Are there other things your research clients are looking for in the coming years?

Well, yes, but we sort of anticipated the big one was archival storage. Archival storage has to last for a long time. Now especially with data sharing requirements from the NIH and soon to be all the others having multi-year post grant expectations, you’ve got to have something you can pay for during the grant period and then it’ll still be there. So we have an institution-wide, Globus license, which includes file sharing, so they can address their data sharing requirement trivially, We work with our libraries so that the institutional repository can point to what’s on the tape archive, but not actually include the data, because they don’t have capacity for and they can’t afford capacity for anything close to that.

I spend a lot of my time thinking about what will be the next tape archive. In the early years of a tape archive, it’s easy to get people in but in the later years, you’re saying, “Well, our plan is to get another NSF grant for the next tape archive, and then we’ll transition your data over. And we’re hoping to make that free.” It’s easy to say that, but you can’t promise it, and so there’s some risk on their part to buying into the archive in the later years. Now, we have delivered in the transition from our first tape archive to our current one, but it is risky for them. So, the more I can think through the plan, the better it is for everybody.

And the other problem is long term planning is difficult in the sense that things evolve so rapidly. If someone tells you they know what technology five years from now will look like, they’re lying. They have no idea. Let alone ten years.. And we’ve got to make 7 to 10 year projections because otherwise the faculty won’t buy in. Otherwise they want to buy their own standalone resources and that is not a model that the institution wants, especially because of security concerns. Grad students do not have the security training that’s needed to be able to do this stuff, which is who they would put in charge of the machine. So, our job is to make the alternative server very attractive so we don’t have grad students running a server in a closet. A huge part of that is pricing. Another part is that we’ll take care of it so you don’t have to worry about it.
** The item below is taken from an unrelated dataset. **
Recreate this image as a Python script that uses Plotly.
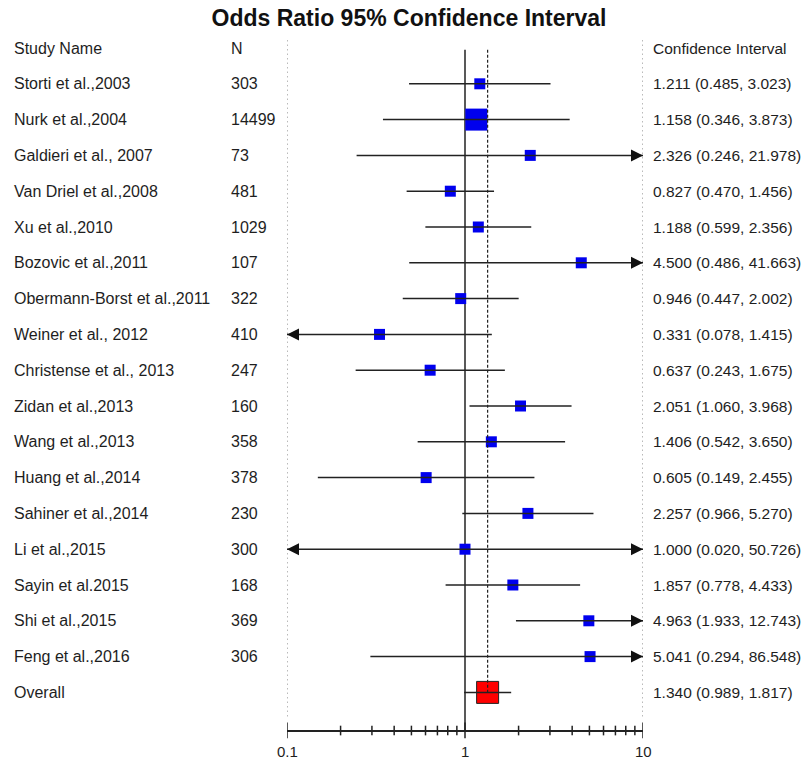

And the third part that’s really key is that it will be available for a long time.

Is there anything we didn’t cover that you think people should absolutely know about OSCER?

There are plenty of things we haven’t talked about and all of these ultimately drive back to how we can lower the price of each thing so that we can provide as many things that’s possible with the budget we’ve got. One of the things that we’ve been trying to do is drive down the cost of storage by not making it attractive to buy SSD because on a per terabyte basis it is way more expensive. Every five years they claim that five years from now that will no longer be true. After 20 years, I’m still waiting. I no longer believe it. We try to make it as invisible to them as possible, but we want them buying the affordable stuff and we want a mechanism so that we can buy a fixed amount of expensive stuff instead of a proportional amount of expensive stuff. And I’ve got a whole screed on that. 

What’s your elevator pitch for OSCER?

Science and engineering makes the impossible possible. Supercomputing makes the impossible practical. We are in the business of making the impossible practical. Come to us with your computational needs and we’ll make it good and affordable at the same time.